Requirement: Set down, exactly as written, the lines from the top of the data to the line that holds "19.4, 19.6, 19.7];", and omit the pictures.

Data provided:
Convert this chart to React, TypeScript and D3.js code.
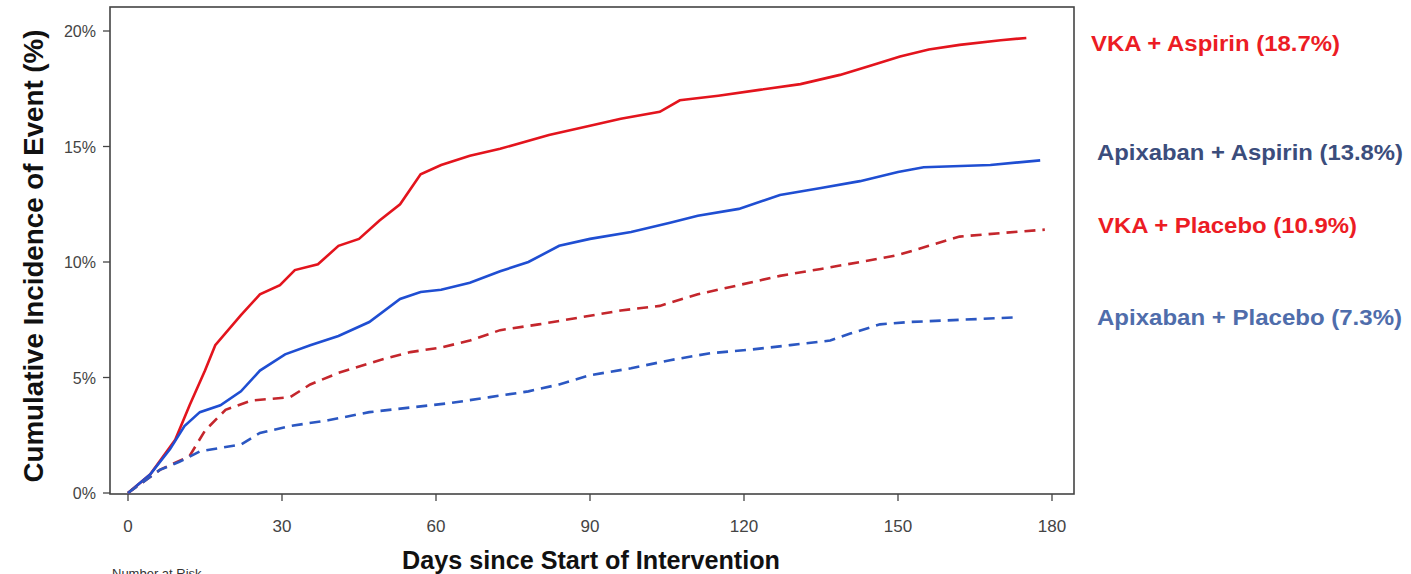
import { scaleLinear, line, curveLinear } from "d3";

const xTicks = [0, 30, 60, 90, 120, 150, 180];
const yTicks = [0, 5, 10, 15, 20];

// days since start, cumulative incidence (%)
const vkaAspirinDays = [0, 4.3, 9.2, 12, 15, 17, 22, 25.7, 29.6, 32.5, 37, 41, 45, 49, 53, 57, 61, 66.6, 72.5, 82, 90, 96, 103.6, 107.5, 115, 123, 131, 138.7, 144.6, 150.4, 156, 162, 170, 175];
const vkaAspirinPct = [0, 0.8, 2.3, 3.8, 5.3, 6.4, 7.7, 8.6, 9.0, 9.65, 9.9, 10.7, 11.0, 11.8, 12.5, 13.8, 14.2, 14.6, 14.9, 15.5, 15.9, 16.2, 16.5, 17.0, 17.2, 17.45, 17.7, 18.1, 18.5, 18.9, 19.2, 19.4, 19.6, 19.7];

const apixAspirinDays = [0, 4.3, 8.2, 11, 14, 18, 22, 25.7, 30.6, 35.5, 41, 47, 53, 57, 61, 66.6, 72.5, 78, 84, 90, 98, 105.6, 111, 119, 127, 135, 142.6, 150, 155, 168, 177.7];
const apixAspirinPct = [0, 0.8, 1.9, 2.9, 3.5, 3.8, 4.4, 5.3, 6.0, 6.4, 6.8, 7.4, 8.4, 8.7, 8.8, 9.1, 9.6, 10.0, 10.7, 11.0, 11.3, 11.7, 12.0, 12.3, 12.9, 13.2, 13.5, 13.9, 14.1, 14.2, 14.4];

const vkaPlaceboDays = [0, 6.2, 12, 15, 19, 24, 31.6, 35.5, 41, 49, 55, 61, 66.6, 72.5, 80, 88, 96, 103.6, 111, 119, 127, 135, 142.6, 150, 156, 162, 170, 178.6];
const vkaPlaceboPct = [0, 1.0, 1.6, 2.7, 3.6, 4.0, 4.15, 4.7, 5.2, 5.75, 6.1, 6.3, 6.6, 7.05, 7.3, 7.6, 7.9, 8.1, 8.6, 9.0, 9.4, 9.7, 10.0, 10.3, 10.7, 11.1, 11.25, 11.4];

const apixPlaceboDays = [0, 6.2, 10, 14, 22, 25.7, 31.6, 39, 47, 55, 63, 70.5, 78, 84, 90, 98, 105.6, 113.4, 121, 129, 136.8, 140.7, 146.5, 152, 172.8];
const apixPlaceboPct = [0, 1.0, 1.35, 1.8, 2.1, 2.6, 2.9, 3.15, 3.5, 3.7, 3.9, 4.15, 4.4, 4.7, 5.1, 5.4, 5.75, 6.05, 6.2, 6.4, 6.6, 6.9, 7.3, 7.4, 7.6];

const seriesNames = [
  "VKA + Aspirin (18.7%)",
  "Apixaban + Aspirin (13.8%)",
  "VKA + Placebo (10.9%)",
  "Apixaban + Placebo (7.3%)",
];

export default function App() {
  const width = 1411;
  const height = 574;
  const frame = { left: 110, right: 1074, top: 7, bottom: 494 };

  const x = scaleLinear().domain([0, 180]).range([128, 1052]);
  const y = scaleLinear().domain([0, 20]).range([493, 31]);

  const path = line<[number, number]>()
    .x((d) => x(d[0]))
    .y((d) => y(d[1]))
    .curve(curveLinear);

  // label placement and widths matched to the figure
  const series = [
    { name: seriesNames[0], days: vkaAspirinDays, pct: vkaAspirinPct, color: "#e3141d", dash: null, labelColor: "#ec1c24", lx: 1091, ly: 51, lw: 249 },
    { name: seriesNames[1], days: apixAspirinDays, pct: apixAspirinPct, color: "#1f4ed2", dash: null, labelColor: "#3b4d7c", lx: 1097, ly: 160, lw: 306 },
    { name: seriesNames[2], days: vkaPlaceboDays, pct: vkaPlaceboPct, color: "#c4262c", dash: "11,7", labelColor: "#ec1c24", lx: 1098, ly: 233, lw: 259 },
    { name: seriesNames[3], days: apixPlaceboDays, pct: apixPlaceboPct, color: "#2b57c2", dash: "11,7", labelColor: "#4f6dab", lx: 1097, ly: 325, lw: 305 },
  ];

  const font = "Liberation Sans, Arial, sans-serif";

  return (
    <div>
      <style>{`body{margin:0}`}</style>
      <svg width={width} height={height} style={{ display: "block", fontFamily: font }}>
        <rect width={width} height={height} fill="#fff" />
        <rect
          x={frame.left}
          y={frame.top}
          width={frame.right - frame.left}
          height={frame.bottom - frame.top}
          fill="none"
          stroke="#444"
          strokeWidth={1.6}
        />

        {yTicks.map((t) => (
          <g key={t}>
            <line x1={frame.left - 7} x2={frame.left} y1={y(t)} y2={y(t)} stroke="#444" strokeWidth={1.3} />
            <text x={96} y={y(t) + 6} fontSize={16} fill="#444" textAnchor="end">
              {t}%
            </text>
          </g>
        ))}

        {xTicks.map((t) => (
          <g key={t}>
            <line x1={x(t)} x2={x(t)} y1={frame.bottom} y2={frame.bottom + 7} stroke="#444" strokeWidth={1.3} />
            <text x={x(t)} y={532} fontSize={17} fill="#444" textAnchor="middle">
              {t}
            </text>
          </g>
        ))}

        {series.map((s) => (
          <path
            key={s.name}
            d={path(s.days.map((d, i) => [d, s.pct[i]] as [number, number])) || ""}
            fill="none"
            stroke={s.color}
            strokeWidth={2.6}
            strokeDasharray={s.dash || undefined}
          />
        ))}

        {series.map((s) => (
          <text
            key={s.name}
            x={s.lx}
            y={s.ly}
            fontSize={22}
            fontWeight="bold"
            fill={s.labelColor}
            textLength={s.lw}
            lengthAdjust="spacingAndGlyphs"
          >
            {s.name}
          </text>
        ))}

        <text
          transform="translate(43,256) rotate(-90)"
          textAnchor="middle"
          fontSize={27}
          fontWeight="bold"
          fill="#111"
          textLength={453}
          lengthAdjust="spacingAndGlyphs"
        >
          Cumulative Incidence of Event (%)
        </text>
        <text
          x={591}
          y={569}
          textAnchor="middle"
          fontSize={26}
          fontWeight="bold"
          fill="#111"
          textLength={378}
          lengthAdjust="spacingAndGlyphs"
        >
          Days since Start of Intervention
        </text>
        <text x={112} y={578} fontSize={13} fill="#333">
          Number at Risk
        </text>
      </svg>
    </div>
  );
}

Written solution:
Convert this chart to React, TypeScript and D3.js code.
import { scaleLinear, line, curveLinear } from "d3";

const xTicks = [0, 30, 60, 90, 120, 150, 180];
const yTicks = [0, 5, 10, 15, 20];

// days since start, cumulative incidence (%)
const vkaAspirinDays = [0, 4.3, 9.2, 12, 15, 17, 22, 25.7, 29.6, 32.5, 37, 41, 45, 49, 53, 57, 61, 66.6, 72.5, 82, 90, 96, 103.6, 107.5, 115, 123, 131, 138.7, 144.6, 150.4, 156, 162, 170, 175];
const vkaAspirinPct = [0, 0.8, 2.3, 3.8, 5.3, 6.4, 7.7, 8.6, 9.0, 9.65, 9.9, 10.7, 11.0, 11.8, 12.5, 13.8, 14.2, 14.6, 14.9, 15.5, 15.9, 16.2, 16.5, 17.0, 17.2, 17.45, 17.7, 18.1, 18.5, 18.9, 19.2, 19.4, 19.6, 19.7];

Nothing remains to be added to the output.